Following Clinton’s defeat of Bush in the 1992 election, Farren passed through the revolving door and joined Xerox, as a staff lobbyist. In May 1997, when he was 44, he married Mary Margaret Scharf, 31, a fellow lawyer and U. Conn. law grad. The Farrens went on to have two daughters (who were seven years old and four months old at the time of the alleged attack).

At Xerox, Farren worked his way up the ranks to general counsel, which is the post he held when he left in June 2007 for the White House counsel’s office in the second Bush Administration. Sources quoted by the Post talked about Farren’s brilliant mind — and fiery temper:

“His powers of analysis and memory are astounding. He’s somebody who can remember a fact from 20 years ago and how it relates to policy both then and now. Having said that, he definitely was — is — a very intense guy. Had a temper. He could get extremely angry, in a way that would stand out from other people.”

And from a White House colleague:

“When I saw him get really, really mad at people, it was if people didn’t show the proper deference to the hierarchy,” said the colleague, who asked not to be identified because of the notoriety of the Farren case.

“I never saw anybody at the White House get as mad at his secretaries and assistants. It was very unusual. He would raise his voice very high and get red-faced. He would gesticulate a lot.”

Yikes. The stereotype is that in-house and government lawyers like Farren are “nicer” than their Biglaw counterparts — but there’s an exception to every rule.

Much of the rest of the Post piece focuses on the problem of domestic violence and how it is a serious issue even in wealthy neighborhoods like New Canaan, Connecticut (where the Farrens lived). This did not come as a huge shock to us.

You don’t need to wear a wife beater to beat your wife. Just because you’re rich doesn’t mean you’re a good person. There’s an occasional undertone to the article — “Oh my goodness! Can you believe that rich people engage in domestic violence?” — that seems a bit heavy-handed.
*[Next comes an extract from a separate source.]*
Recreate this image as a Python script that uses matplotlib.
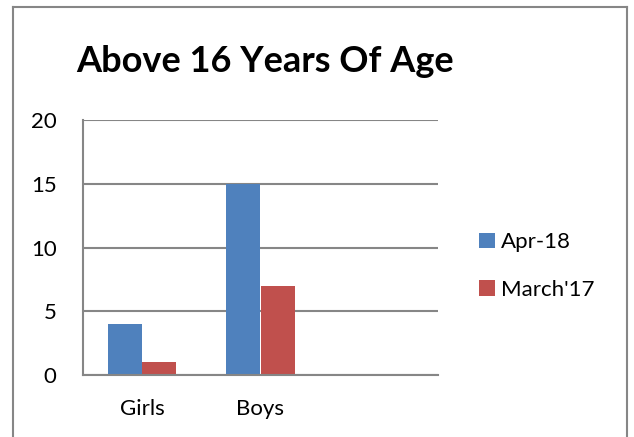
import numpy as np
import matplotlib
matplotlib.use("Agg")
import matplotlib.pyplot as plt
from matplotlib.lines import Line2D

plt.rcParams['font.family'] = ['Lato', 'DejaVu Sans']

#Data
categories = ['Girls', 'Boys', '']
apr18 = [4, 15, np.nan]
march17 = [1, 7, np.nan]
series_names = ['Apr-18', "March'17"]
yticks = [0, 5, 10, 15, 20]

W, H = 634, 437
fig = plt.figure(figsize=(W/100, H/100), dpi=100)

#chart border (left, top, right only - bottom is cut off)
bc = '#868686'
fig.add_artist(Line2D([13/W, 13/W], [0, 1 - 7/H], color=bc, lw=1.5, transform=fig.transFigure))
fig.add_artist(Line2D([13/W, 627/W], [1 - 7/H, 1 - 7/H], color=bc, lw=1.5, transform=fig.transFigure))
fig.add_artist(Line2D([627/W, 627/W], [0, 1 - 7/H], color=bc, lw=1.5, transform=fig.transFigure))

ax = fig.add_axes([83/W, (H - 375)/H, 355/W, 255/H])

x = np.arange(len(categories))
width = 0.2875
ax.bar(x - width/2, apr18, width, color='#4F81BD', label=series_names[0])
ax.bar(x + width/2, march17, width, color='#C0504D', label=series_names[1])

ax.set_xlim(-0.5, len(categories) - 0.5)
ax.set_ylim(0, 20)
ax.set_yticks(yticks)
ax.set_xticks(x)
ax.set_xticklabels(categories)
ax.tick_params(axis='both', length=0, labelsize=16, colors='black')
ax.tick_params(axis='y', pad=19)
ax.tick_params(axis='x', pad=17)

ax.yaxis.grid(True, color=bc, lw=1.5)
ax.set_axisbelow(True)
for s in ['top', 'right']:
  ax.spines[s].set_visible(False)
ax.spines['left'].set_color(bc)
ax.spines['bottom'].set_color(bc)
ax.spines['left'].set_linewidth(1.5)
ax.spines['bottom'].set_linewidth(1.5)

fig.text(265/W, 1 - 62/H, 'Above 16 Years Of Age', ha='center', va='center',
         fontsize=26, fontweight='bold')

ax.legend(loc='center left', bbox_to_anchor=(468/W, 1 - 266/H), bbox_transform=fig.transFigure,
          frameon=False, fontsize=16, handlelength=0.7, handleheight=0.7,
          handletextpad=0.3, labelspacing=1.25, borderpad=0)

fig.savefig('out.png', dpi=100)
Setting aside this small quibble, the article is a riveting read and well worth your time. We’ve mentioned just a few highlights. Check out the full piece here.

[FN1] The “owner’s estimate” on Zillow values the house at $6.6 million — which we’re sure is too high, although we’d rather not publicly disagree with Michael Farren, since he’s kinda scary. You can check out the house for yourself by looking at the pictures on the next page.

There is some disagreement on the size of the house, located at 388 Wahackme Road. According to Zillow, it has 7 bedrooms, 7.5 baths, and 11,450 square feet. According to the Washington Post, it has a mere 5 bedrooms, 7 baths, and 9,500 square feet. Either way, though, the house is LARGE.